Hierarchically controlled differential evolution algorithm
Liangliang Sun, Zhenghao Song, Jing Liu, Haipeng Ji, Ge Guo, Natalja M. Matsveichuk, Yuri N. Sotskov
Abstract
Differential Evolution (DE), as a population-based metaheuristic global optimization technique, has demonstrated outstanding performance in solving continuous space optimization problems. However, when dealing with complex optimization tasks, DE still faces challenges such as susceptibility to local optima and slow convergence speed. To address these issues, this paper proposes a Hierarchically Controlled Differential Evolution (HCDE) algorithm. By employing a hierarchical control strategy, HCDE improves DE from three key aspects: parameter tuning, mutation strategy design, and population diversity maintenance. First, A dual-phase mechanism dynamically adjusts the scale factor F and crossover rate C R using logistic and Cauchy distributions, ensuring adaptive trade-offs between exploration and exploitation.

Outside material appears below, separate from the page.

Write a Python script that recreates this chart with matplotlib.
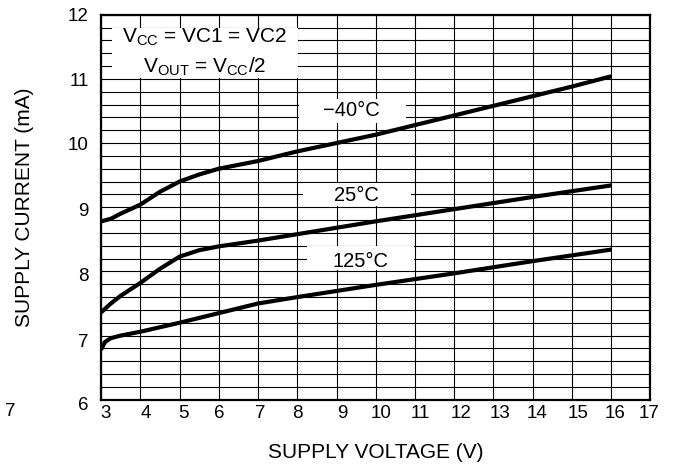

Second, A multi-level archive framework synergizes historical elite solutions (preserved for global guidance) and promising non-elite candidates (retained for diversity maintenance) with the current population, enhancing landscape perception while avoiding redundant evaluations. Lastly, An entropy-based metric quantifies population diversity across dimensions, triggering hybrid perturbations (Gaussian-Cauchy) and restart strategies to escape local optima. To validate the performance of HCDE, comparative experiments were conducted on 88 benchmark functions from the CEC2014, CEC2017, and CEC2022 test suites. The HCDE algorithm was benchmarked against seven state-of-the-art DE variants. Experimental results demonstrate that HCDE exhibits significant advantages over traditional DE and its improved versions in terms of convergence accuracy, convergence speed, and robustness. Furthermore, HCDE was applied to a bridge structure optimization problem, further verifying its effectiveness in real-world engineering applications.